### DATA IN THIS EXERCISE

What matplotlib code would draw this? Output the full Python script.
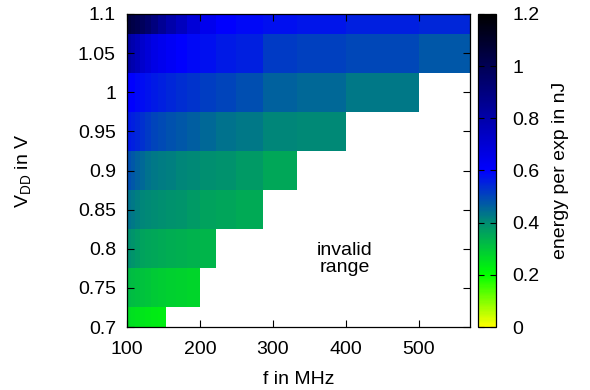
import numpy as np
import matplotlib
matplotlib.use("Agg")
import matplotlib.pyplot as plt
from matplotlib.colors import LinearSegmentedColormap

plt.rcParams['font.family'] = ['Liberation Sans', 'DejaVu Sans']
FS = 14
plt.rcParams['font.size'] = FS

# frequency grid (cell edges) in MHz
f_edges = [100, 105.3, 111.1, 117.6, 125, 133.3, 142.9, 153.8, 166.7, 181.8,
           200, 222.2, 250, 285.7, 333.3, 400, 500, 666.7]
# supply voltages (row centres) in V
vdd = [0.7, 0.75, 0.8, 0.85, 0.9, 0.95, 1.0, 1.05, 1.1]

# energy per exp in nJ, one list per VDD row (valid cells only)
e_070 = [0.26, 0.255, 0.25, 0.245, 0.24, 0.235, 0.23]
e_075 = [0.32, 0.315, 0.31, 0.305, 0.30, 0.295, 0.29, 0.285, 0.28, 0.275]
e_080 = [0.395, 0.385, 0.375, 0.365, 0.36, 0.355, 0.35, 0.345, 0.34, 0.335, 0.33]
e_085 = [0.44, 0.43, 0.42, 0.41, 0.405, 0.40, 0.395, 0.39, 0.385, 0.375, 0.365,
         0.36, 0.35]
e_090 = [0.49, 0.475, 0.46, 0.45, 0.44, 0.43, 0.425, 0.42, 0.41, 0.405, 0.395,
         0.39, 0.375, 0.355]
e_095 = [0.565, 0.555, 0.545, 0.53, 0.52, 0.505, 0.495, 0.485, 0.475, 0.465, 0.45,
         0.44, 0.43, 0.41, 0.405]
e_100 = [0.60, 0.60, 0.59, 0.585, 0.575, 0.565, 0.555, 0.545, 0.535, 0.525, 0.515,
         0.505, 0.49, 0.46, 0.45, 0.43]
e_105 = [0.82, 0.79, 0.76, 0.72, 0.69, 0.66, 0.64, 0.62, 0.60, 0.59, 0.58, 0.567,
         0.555, 0.52, 0.51, 0.50, 0.475]
e_110 = [1.05, 1.03, 1.01, 0.98, 0.95, 0.90, 0.85, 0.80, 0.75, 0.69, 0.64, 0.60,
         0.59, 0.58, 0.57, 0.555, 0.545]
rows = [e_070, e_075, e_080, e_085, e_090, e_095, e_100, e_105, e_110]

ncol = len(f_edges) - 1
Z = np.full((len(vdd), ncol), np.nan)
for i, r in enumerate(rows):
    Z[i, :len(r)] = r
Z = np.ma.masked_invalid(Z)

v_edges = [v - 0.025 for v in vdd] + [vdd[-1] + 0.025]

cmap = LinearSegmentedColormap.from_list(
    "energy",
    [(0.0, (1.0, 1.0, 0.0)),
     (0.2 / 1.2, (0.0, 1.0, 0.0)),
     (0.4 / 1.2, (0.0, 0.55, 0.45)),
     (0.6 / 1.2, (0.0, 0.0, 1.0)),
     (1.0, (0.0, 0.0, 0.0))])
cmap.set_bad((1, 1, 1, 0))

fig = plt.figure(figsize=(5.9, 3.9), dpi=100)
ax = fig.add_axes([127 / 590, 1 - 327 / 390, 343 / 590, 313 / 390])
mesh = ax.pcolormesh(f_edges, v_edges, Z, cmap=cmap, vmin=0, vmax=1.2,
                     shading='flat', antialiased=False, linewidth=0)
ax.set_xlim(100, 570)
ax.set_ylim(0.7, 1.1)
ax.set_xticks([100, 200, 300, 400, 500])
yt = [0.7, 0.75, 0.8, 0.85, 0.9, 0.95, 1.0, 1.05, 1.1]
ax.set_yticks(yt)
ax.set_yticklabels(['%g' % v for v in yt])
ax.tick_params(direction='in', top=True, right=True, length=5, width=0.8,
               labelsize=FS)
ax.tick_params(axis='y', pad=8)
ax.tick_params(axis='x', pad=10)
for s in ax.spines.values():
    s.set_linewidth(0.9)
ax.set_xlabel('f in MHz', fontsize=FS)
ax.xaxis.set_label_coords(0.5, -0.14)
ax.set_ylabel(r'V$_\mathregular{DD}$ in V', fontsize=FS)
ax.yaxis.set_label_coords(-0.27, 0.5)
ax.text(398, 0.787, 'invalid\nrange', ha='center', va='center',
        fontsize=FS, linespacing=1.0)

cax = fig.add_axes([478 / 590, 1 - 327 / 390, 18 / 590, 313 / 390])
cb = fig.colorbar(mesh, cax=cax)
cb.set_ticks([0, 0.2, 0.4, 0.6, 0.8, 1.0, 1.2])
cb.set_ticklabels(['0', '0.2', '0.4', '0.6', '0.8', '1', '1.2'])
cax.tick_params(direction='in', left=True, right=True, length=4, width=0.8,
                labelsize=FS, pad=12)
cb.outline.set_linewidth(0.9)
cb.set_label('energy per exp in nJ', fontsize=FS)
cax.yaxis.set_label_coords(4.1, 0.5)

fig.savefig('out.png', dpi=100)
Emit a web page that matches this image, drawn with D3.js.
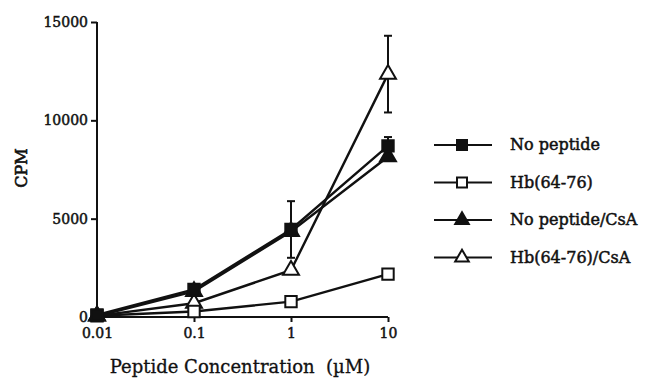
<!DOCTYPE html>
<html>
<head>
<meta charset="utf-8">
<script src="https://cdn.jsdelivr.net/npm/d3@7"></script>
<style>
  body { margin: 0; background: #fff; }
  svg text { font-family: "DejaVu Serif", serif; fill: #111; white-space: pre; }
</style>
</head>
<body>
<div id="chart"></div>
<script>
// concentrations (uM)
var conc = [0.01, 0.1, 1, 10];

// CPM per series
var noPeptide = [100, 1400, 4450, 8700];
var hb = [60, 280, 780, 2180];
var noPeptideCsA = [50, 1300, 4350, 8150];
var hbCsA = [60, 700, 2380, 12350];

// error bars (sd), null where none drawn
var noPeptideErr = [null, null, 1440, 450];
var hbCsAErr = [null, null, null, 1950];

var yTicks = [0, 5000, 10000, 15000];
var xTicks = [0.01, 0.1, 1, 10];

var series = [
    { name: "No peptide", values: noPeptide, err: noPeptideErr, shape: "square", filled: true },
    { name: "Hb(64-76)", values: hb, err: null, shape: "square", filled: false },
    { name: "No peptide/CsA", values: noPeptideCsA, err: null, shape: "triangle", filled: true },
    { name: "Hb(64-76)/CsA", values: hbCsA, err: hbCsAErr, shape: "triangle", filled: false }
];

var width = 646, height = 381;
var svg = d3.select("#chart").append("svg")
    .attr("width", width)
    .attr("height", height);

var x = d3.scaleLog().domain([0.01, 10]).range([97, 388]);
var y = d3.scaleLinear().domain([0, 15000]).range([317, 22]);

// axes
var yAxis = svg.append("g")
    .attr("transform", "translate(97,0)")
    .call(d3.axisLeft(y).tickValues(yTicks).tickSize(6).tickPadding(3).tickFormat(d3.format("d")));
var xAxis = svg.append("g")
    .attr("transform", "translate(0,317)")
    .call(d3.axisBottom(x).tickValues(xTicks).tickSize(5).tickPadding(6)
          .tickFormat(function (d) { return String(d); }));

[xAxis, yAxis].forEach(function (a) {
    a.select(".domain").attr("stroke", "#111").attr("stroke-width", 2);
    a.selectAll(".tick line").attr("stroke", "#111").attr("stroke-width", 2);
    a.selectAll(".tick text")
        .style("font-family", "DejaVu Serif, serif")
        .style("font-size", "14px")
        .attr("stroke", "#111")
        .attr("stroke-width", 0.5)
        .attr("fill", "#111");
});
// y axis line: plain segment without outer ticks
yAxis.select(".domain").attr("d", "M0," + y(15000) + "V" + (y(0) + 3));
xAxis.select(".domain").attr("d", "M" + x(0.01) + ",0H" + x(10));

// lines
var line = d3.line()
    .x(function (d, i) { return x(conc[i]); })
    .y(function (d) { return y(d); });

svg.selectAll(".series")
    .data(series)
    .enter()
    .append("path")
    .attr("class", "series")
    .attr("d", function (d) { return line(d.values); })
    .attr("fill", "none")
    .attr("stroke", "#111")
    .attr("stroke-width", 2.4);

// error bars
series.forEach(function (s) {
    if (!s.err) return;
    s.err.forEach(function (e, i) {
        if (e == null) return;
        var cx = x(conc[i]);
        var g = svg.append("g").attr("stroke", "#111").attr("stroke-width", 2);
        g.append("line").attr("x1", cx).attr("x2", cx)
            .attr("y1", y(s.values[i] + e)).attr("y2", y(s.values[i] - e));
        [s.values[i] + e, s.values[i] - e].forEach(function (v) {
            g.append("line").attr("x1", cx - 4).attr("x2", cx + 4)
                .attr("y1", y(v)).attr("y2", y(v));
        });
    });
});

// markers
var marker = function (g, s, cx, cy, big) {
    var sym = s.shape === "square" ? d3.symbolSquare : d3.symbolTriangle;
    var size = s.shape === "square" ? (big ? 130 : 100) : (big ? 110 : 80);
    g.append("path")
        .attr("d", d3.symbol().type(sym).size(size)())
        .attr("transform", "translate(" + cx + "," + cy + ")")
        .attr("fill", s.filled ? "#111" : "#fff")
        .attr("stroke", "#111")
        .attr("stroke-width", 2);
};

// open markers first so the filled ones sit on top where they overlap
var drawOrder = [3, 1, 2, 0];
drawOrder.forEach(function (k) {
    var s = series[k];
    var g = svg.append("g");
    s.values.forEach(function (v, i) {
        marker(g, s, x(conc[i]), y(v), true);
    });
});

// legend
var legend = svg.append("g");
series.forEach(function (s, i) {
    var ly = 145 + i * 37.5;
    var g = legend.append("g");
    g.append("line").attr("x1", 434).attr("x2", 492)
        .attr("y1", ly).attr("y2", ly)
        .attr("stroke", "#111").attr("stroke-width", 2);
    marker(g, s, 462, ly, false);
    g.append("text")
        .attr("x", 510).attr("y", ly + 5)
        .style("font-size", "16px")
        .attr("stroke", "#111")
        .attr("stroke-width", 0.5)
        .text(s.name);
});

// axis titles
svg.append("text")
    .attr("transform", "translate(27,168) rotate(-90)")
    .attr("text-anchor", "middle")
    .style("font-size", "16px")
    .attr("stroke", "#111")
    .attr("stroke-width", 0.6)
    .text("CPM");

svg.append("text")
    .attr("x", 240).attr("y", 373)
    .attr("text-anchor", "middle")
    .style("font-size", "18px")
    .attr("stroke", "#111")
    .attr("stroke-width", 0.3)
    .text("Peptide Concentration  (\u00b5M)");
</script>
</body>
</html>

######

• _TASK REQUIREMENTS_:
Collect each line holding the string "full".

• _THE RESULT_:
What matplotlib code would draw this? Output the full Python script.
Z = np.full((len(vdd), ncol), np.nan)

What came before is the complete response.